DIRECTIONS:
Print all of the lines exactly. Any picture among them stays out.
>> START
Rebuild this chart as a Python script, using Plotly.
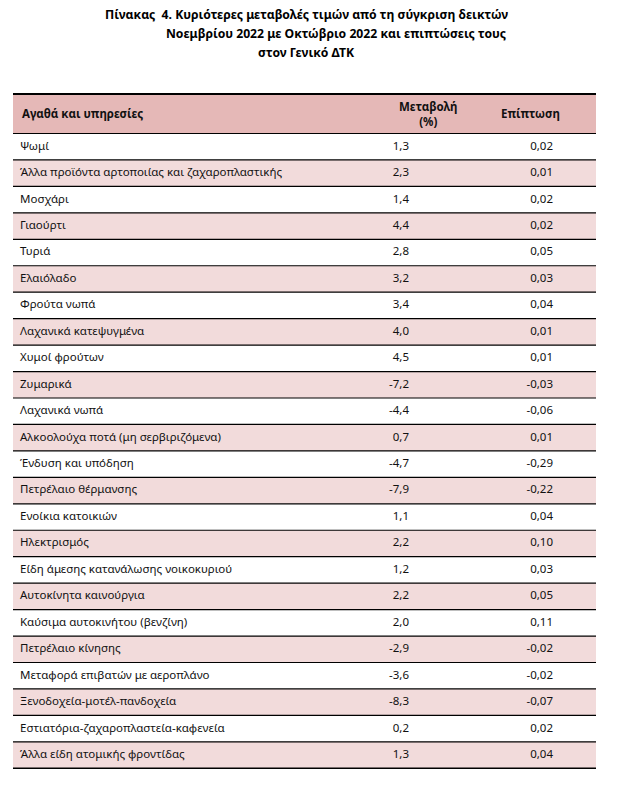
import plotly.graph_objects as go

categories = [
    "Ψωμί",
    "Άλλα προϊόντα αρτοποιίας και ζαχαροπλαστικής",
    "Μοσχάρι",
    "Γιαούρτι",
    "Τυριά",
    "Ελαιόλαδο",
    "Φρούτα νωπά",
    "Λαχανικά κατεψυγμένα",
    "Χυμοί φρούτων",
    "Ζυμαρικά",
    "Λαχανικά νωπά",
    "Αλκοολούχα ποτά (μη σερβιριζόμενα)",
    "Ένδυση και υπόδηση",
    "Πετρέλαιο θέρμανσης",
    "Ενοίκια κατοικιών",
    "Ηλεκτρισμός",
    "Είδη άμεσης κατανάλωσης νοικοκυριού",
    "Αυτοκίνητα καινούργια",
    "Καύσιμα αυτοκινήτου (βενζίνη)",
    "Πετρέλαιο κίνησης",
    "Μεταφορά επιβατών με αεροπλάνο",
    "Ξενοδοχεία-μοτέλ-πανδοχεία",
    "Εστιατόρια-ζαχαροπλαστεία-καφενεία",
    "Άλλα είδη ατομικής φροντίδας",
]
change_pct = [1.3, 2.3, 1.4, 4.4, 2.8, 3.2, 3.4, 4.0, 4.5, -7.2, -4.4, 0.7,
              -4.7, -7.9, 1.1, 2.2, 1.2, 2.2, 2.0, -2.9, -3.6, -8.3, 0.2, 1.3]
impact = [0.02, 0.01, 0.02, 0.02, 0.05, 0.03, 0.04, 0.01, 0.01, -0.03, -0.06, 0.01,
          -0.29, -0.22, 0.04, 0.10, 0.03, 0.05, 0.11, -0.02, -0.02, -0.07, 0.02, 0.04]
headers = ["Αγαθά και υπηρεσίες", "Μεταβολή<br>(%)", "Επίπτωση"]
title_lines = [
    "Πίνακας  4. Κυριότερες μεταβολές τιμών από τη σύγκριση δεικτών",
    "Νοεμβρίου 2022 με Οκτώβριο 2022 και επιπτώσεις τους",
    "στον Γενικό ΔΤΚ",
]

W, H = 619, 786
TOP, HEAD_H, ROW_H = 94, 39.5, 26.45
X0, X1 = 13, 596
HEAD_FILL = "#E5B8B7"
ROW_FILL = "#F2DBDB"
BODY_FONT = "Noto Sans"
TXT = "#111111"

n = len(categories)
body_top = TOP + HEAD_H
yc = [body_top + ROW_H * (i + 0.5) for i in range(n)]

def fmt(v, d):
    return f"{v:.{d}f}".replace(".", ",")

fig = go.Figure()

shapes = []
shapes.append(dict(type="rect", xref="x", yref="y", x0=X0, x1=X1, y0=TOP, y1=body_top,
                   fillcolor=HEAD_FILL, line_width=0, layer="below"))
for i in range(n):
    if i % 2 == 1:
        shapes.append(dict(type="rect", xref="x", yref="y", x0=X0, x1=X1,
                           y0=body_top + ROW_H * i, y1=body_top + ROW_H * (i + 1),
                           fillcolor=ROW_FILL, line_width=0, layer="below"))
shapes.append(dict(type="line", xref="x", yref="y", x0=X0, x1=X1, y0=TOP, y1=TOP,
                   line=dict(color="black", width=2)))
for k in range(n + 1):
    yy = body_top + ROW_H * k
    shapes.append(dict(type="line", xref="x", yref="y", x0=X0, x1=X1, y0=yy, y1=yy,
                       line=dict(color="black", width=1.6 if k == n else 1.2)))

bfont = dict(family=BODY_FONT, size=11.5, color=TXT)
fig.add_trace(go.Scatter(x=[20] * n, y=yc, mode="text", text=categories,
                         textposition="middle right", textfont=bfont,
                         hoverinfo="skip", showlegend=False))
fig.add_trace(go.Scatter(x=[409] * n, y=yc, mode="text", text=[fmt(v, 1) for v in change_pct],
                         textposition="middle left", textfont=bfont,
                         hoverinfo="skip", showlegend=False))
fig.add_trace(go.Scatter(x=[553] * n, y=yc, mode="text", text=[fmt(v, 2) for v in impact],
                         textposition="middle left", textfont=bfont,
                         hoverinfo="skip", showlegend=False))

hfont = dict(family=BODY_FONT, size=11.5, color=TXT, weight="bold")
hy = TOP + HEAD_H / 2
annotations = [
    dict(x=20, y=hy, text=headers[0], xanchor="left", yanchor="middle", font=hfont),
    dict(x=428, y=hy, text=headers[1], xanchor="center", yanchor="middle", font=hfont),
    dict(x=530, y=hy, text=headers[2], xanchor="center", yanchor="middle", font=hfont),
]
tfont = dict(family=BODY_FONT, size=12.2, color="black", weight="bold")
annotations += [
    dict(x=103, y=14, text=title_lines[0], xanchor="left", yanchor="middle", font=tfont),
    dict(x=508, y=33, text=title_lines[1], xanchor="right", yanchor="middle", font=tfont),
    dict(x=256, y=52, text=title_lines[2], xanchor="left", yanchor="middle", font=tfont),
]
for a in annotations:
    a.update(xref="x", yref="y", showarrow=False)

fig.update_layout(
    width=W, height=H, margin=dict(l=0, r=0, t=0, b=0),
    paper_bgcolor="white", plot_bgcolor="white",
    xaxis=dict(range=[0, W], visible=False, fixedrange=True),
    yaxis=dict(range=[H, 0], visible=False, fixedrange=True),
    shapes=shapes, annotations=annotations,
)
fig.write_html("out.html",
               config={"displayModeBar": False},
               post_script="document.body.style.margin='0';document.body.style.overflow='hidden';")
>> END
WORKED SOLUTION:
Rebuild this chart as a Python script, using Plotly.
import plotly.graph_objects as go

categories = [
    "Ψωμί",
    "Άλλα προϊόντα αρτοποιίας και ζαχαροπλαστικής",
    "Μοσχάρι",
    "Γιαούρτι",
    "Τυριά",
    "Ελαιόλαδο",
    "Φρούτα νωπά",
    "Λαχανικά κατεψυγμένα",
    "Χυμοί φρούτων",
    "Ζυμαρικά",
    "Λαχανικά νωπά",
    "Αλκοολούχα ποτά (μη σερβιριζόμενα)",
    "Ένδυση και υπόδηση",
    "Πετρέλαιο θέρμανσης",
    "Ενοίκια κατοικιών",
    "Ηλεκτρισμός",
    "Είδη άμεσης κατανάλωσης νοικοκυριού",
    "Αυτοκίνητα καινούργια",
    "Καύσιμα αυτοκινήτου (βενζίνη)",
    "Πετρέλαιο κίνησης",
    "Μεταφορά επιβατών με αεροπλάνο",
    "Ξενοδοχεία-μοτέλ-πανδοχεία",
    "Εστιατόρια-ζαχαροπλαστεία-καφενεία",
    "Άλλα είδη ατομικής φροντίδας",
]
change_pct = [1.3, 2.3, 1.4, 4.4, 2.8, 3.2, 3.4, 4.0, 4.5, -7.2, -4.4, 0.7,
              -4.7, -7.9, 1.1, 2.2, 1.2, 2.2, 2.0, -2.9, -3.6, -8.3, 0.2, 1.3]
impact = [0.02, 0.01, 0.02, 0.02, 0.05, 0.03, 0.04, 0.01, 0.01, -0.03, -0.06, 0.01,
          -0.29, -0.22, 0.04, 0.10, 0.03, 0.05, 0.11, -0.02, -0.02, -0.07, 0.02, 0.04]
headers = ["Αγαθά και υπηρεσίες", "Μεταβολή<br>(%)", "Επίπτωση"]
title_lines = [
    "Πίνακας  4. Κυριότερες μεταβολές τιμών από τη σύγκριση δεικτών",
    "Νοεμβρίου 2022 με Οκτώβριο 2022 και επιπτώσεις τους",
    "στον Γενικό ΔΤΚ",
]

W, H = 619, 786
TOP, HEAD_H, ROW_H = 94, 39.5, 26.45
X0, X1 = 13, 596
HEAD_FILL = "#E5B8B7"
ROW_FILL = "#F2DBDB"
BODY_FONT = "Noto Sans"
TXT = "#111111"

n = len(categories)
body_top = TOP + HEAD_H
yc = [body_top + ROW_H * (i + 0.5) for i in range(n)]

def fmt(v, d):
    return f"{v:.{d}f}".replace(".", ",")

fig = go.Figure()

shapes = []
shapes.append(dict(type="rect", xref="x", yref="y", x0=X0, x1=X1, y0=TOP, y1=body_top,
                   fillcolor=HEAD_FILL, line_width=0, layer="below"))
for i in range(n):
    if i % 2 == 1:
        shapes.append(dict(type="rect", xref="x", yref="y", x0=X0, x1=X1,
                           y0=body_top + ROW_H * i, y1=body_top + ROW_H * (i + 1),
                           fillcolor=ROW_FILL, line_width=0, layer="below"))
shapes.append(dict(type="line", xref="x", yref="y", x0=X0, x1=X1, y0=TOP, y1=TOP,
                   line=dict(color="black", width=2)))
for k in range(n + 1):
    yy = body_top + ROW_H * k
    shapes.append(dict(type="line", xref="x", yref="y", x0=X0, x1=X1, y0=yy, y1=yy,
                       line=dict(color="black", width=1.6 if k == n else 1.2)))

bfont = dict(family=BODY_FONT, size=11.5, color=TXT)
fig.add_trace(go.Scatter(x=[20] * n, y=yc, mode="text", text=categories,
                         textposition="middle right", textfont=bfont,
                         hoverinfo="skip", showlegend=False))
fig.add_trace(go.Scatter(x=[409] * n, y=yc, mode="text", text=[fmt(v, 1) for v in change_pct],
                         textposition="middle left", textfont=bfont,
                         hoverinfo="skip", showlegend=False))
fig.add_trace(go.Scatter(x=[553] * n, y=yc, mode="text", text=[fmt(v, 2) for v in impact],
                         textposition="middle left", textfont=bfont,
                         hoverinfo="skip", showlegend=False))

hfont = dict(family=BODY_FONT, size=11.5, color=TXT, weight="bold")
hy = TOP + HEAD_H / 2
annotations = [
    dict(x=20, y=hy, text=headers[0], xanchor="left", yanchor="middle", font=hfont),
    dict(x=428, y=hy, text=headers[1], xanchor="center", yanchor="middle", font=hfont),
    dict(x=530, y=hy, text=headers[2], xanchor="center", yanchor="middle", font=hfont),
]
tfont = dict(family=BODY_FONT, size=12.2, color="black", weight="bold")
annotations += [
    dict(x=103, y=14, text=title_lines[0], xanchor="left", yanchor="middle", font=tfont),
    dict(x=508, y=33, text=title_lines[1], xanchor="right", yanchor="middle", font=tfont),
    dict(x=256, y=52, text=title_lines[2], xanchor="left", yanchor="middle", font=tfont),
]
for a in annotations:
    a.update(xref="x", yref="y", showarrow=False)

fig.update_layout(
    width=W, height=H, margin=dict(l=0, r=0, t=0, b=0),
    paper_bgcolor="white", plot_bgcolor="white",
    xaxis=dict(range=[0, W], visible=False, fixedrange=True),
    yaxis=dict(range=[H, 0], visible=False, fixedrange=True),
    shapes=shapes, annotations=annotations,
)
fig.write_html("out.html",
               config={"displayModeBar": False},
               post_script="document.body.style.margin='0';document.body.style.overflow='hidden';")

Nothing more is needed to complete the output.